There are many good reasons why the pursuit of the highest quality genomic interpretation would lead you to the latest human reference. It is more complete and fixes incorrect or partially missing genes that have known implications for human disease.
While most major projects cataloging human populations have plans to re-do all their genomic alignments to the new human reference genome, the reality is that if you want to use GRCh38, there are currently no existing population catalogs with variants called natively in your coordinate space.
Some critical annotations are on GRCh38, especially those sourced from the NCBI. These include ClinVar, RefSeq Genes, and dbSNP. But population frequencies remain a very large gap. To fill in the gap, we at Golden Helix have for many months been working through the minute details of getting very accurate and allele count corrected population catalogs and other critical interpretation resources lifted over and made available for the new human reference.
Fixing Variants and the Reference is Minor Case
In the recent update talk at ASHG, Dan MacArthur, the lead of the gnomAD/ExAC team, said that they are working on a future release of 65K genomes mapped and called natively on GRCh38.
Similarly, there has been for a long time some work to re-align the 1000 genomes raw sequence data to GRCh38. Yet at the end of the day, these projects are ongoing and there are currently no GRCh38 coordinate variant population frequencies available from 1000 Genomes, ExAC or gnomAD.
We mentioned earlier that we have implemented our own version of the UCSC LiftOver algorithm in VarSeq. This feature is available in our convert wizard in the final step as an Advanced option:
This feature improves on the base LiftOver algorithm by properly handling the mapping of both the start and stop of features to the new coordinate system and also being aware of the possibility of alleles being flipped in the reference for variants.
Why does this matter? There were a number of changes to the GRCh38 reference where an allele that turned out to be the “minor” allele was part of the human reference. This is inevitable when creating the reference from individual humans, who will naturally sometimes harbor rare or even “private” (not seen in anybody else) mutations.
An example of this is rs5934051, which not only used to have a T at position 13,012,911 on chromosome X, but that T never occurred in anybody else as everyone actually had a G. In fact, in the corrected allele frequency tables for 1000 genomes and gnomAD, these “variant” (now a G>T) occurs with an allele count of 0.
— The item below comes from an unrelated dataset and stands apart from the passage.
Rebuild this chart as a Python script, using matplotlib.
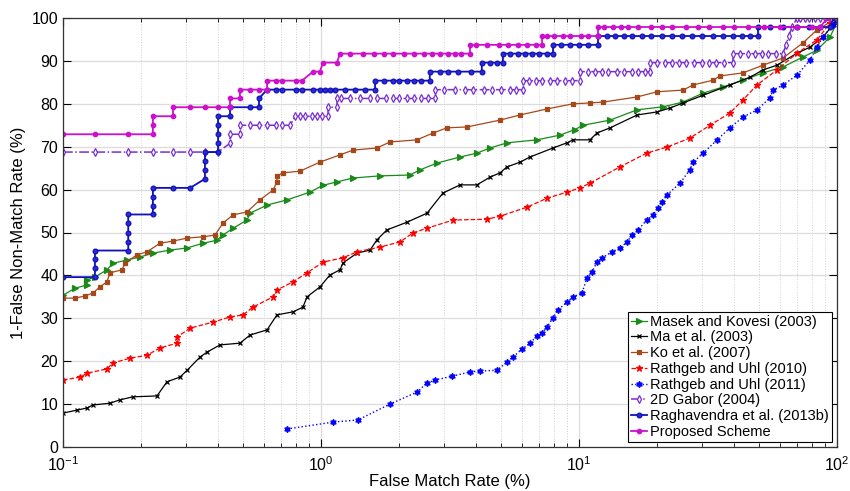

In many other cases, some people actually had the reference allele, but the vast majority of folks had the “alternate” and in the new reference sequence, that alternate allele is the new reference. In these cases, we go from the alternate allele frequency being greater than 50% (and not being the minor allele) to the alternate allele frequency being less than 50% (and now being the minor allele).
Clearly when lifting over critical population frequency data, we want to have our annotation counts and frequencies reflect the reference alleles in these cases, and so we have been carefully writing the bioinformatic transformations to do just that.
The Wait is Over
The end result is that from VarSeq, you will now be able to annotate against the population catalogs you have come to rely on while still using the GRCh38 reference and trusting that the frequency and allele count information is accurate!
Note that this goes beyond just flipping frequencies (0.99 -> 0.01), but also includes updating the allele count, heterozygous count and homozygous count for the entire catalog and each sub-population. Recently I noted that we improved upon the high-level frequencies counts default available for the 1000 genomes catalog and included the genotype counts for each sub-population. Those counts are also available in our GRCh38 version of the track and correctly adjusted for flipped alleles.
You can expect to find the following tracks in our repository for GRCh38:
- 1000 Genomes (Phase 3 with our Genotype Counts)
- NHLBI ESP6500
- ExAC 0.3
- gnomAD Exomes and Genomes
- RefSeq Genes
- GWAS Catalog
- OMIM Variants and Genes
- Functional Predictions:
- dbNSFP Functional Predictions 3.0
- dbscSNV splice altering predictions
Finally, here is another example of the above population catalogs on GRCh37 for an allele that was clearly a “reference in minor” situation (labels are set to the alt allele frequency):
And here the same rs2109135 variant in GRCh38 with all of our allele flipped and frequency corrected tracks:
I look forward to supporting the new and improved human reference as labs consider the migration of their bioinformatic pipelines and workflows to be natively based on GRCh38!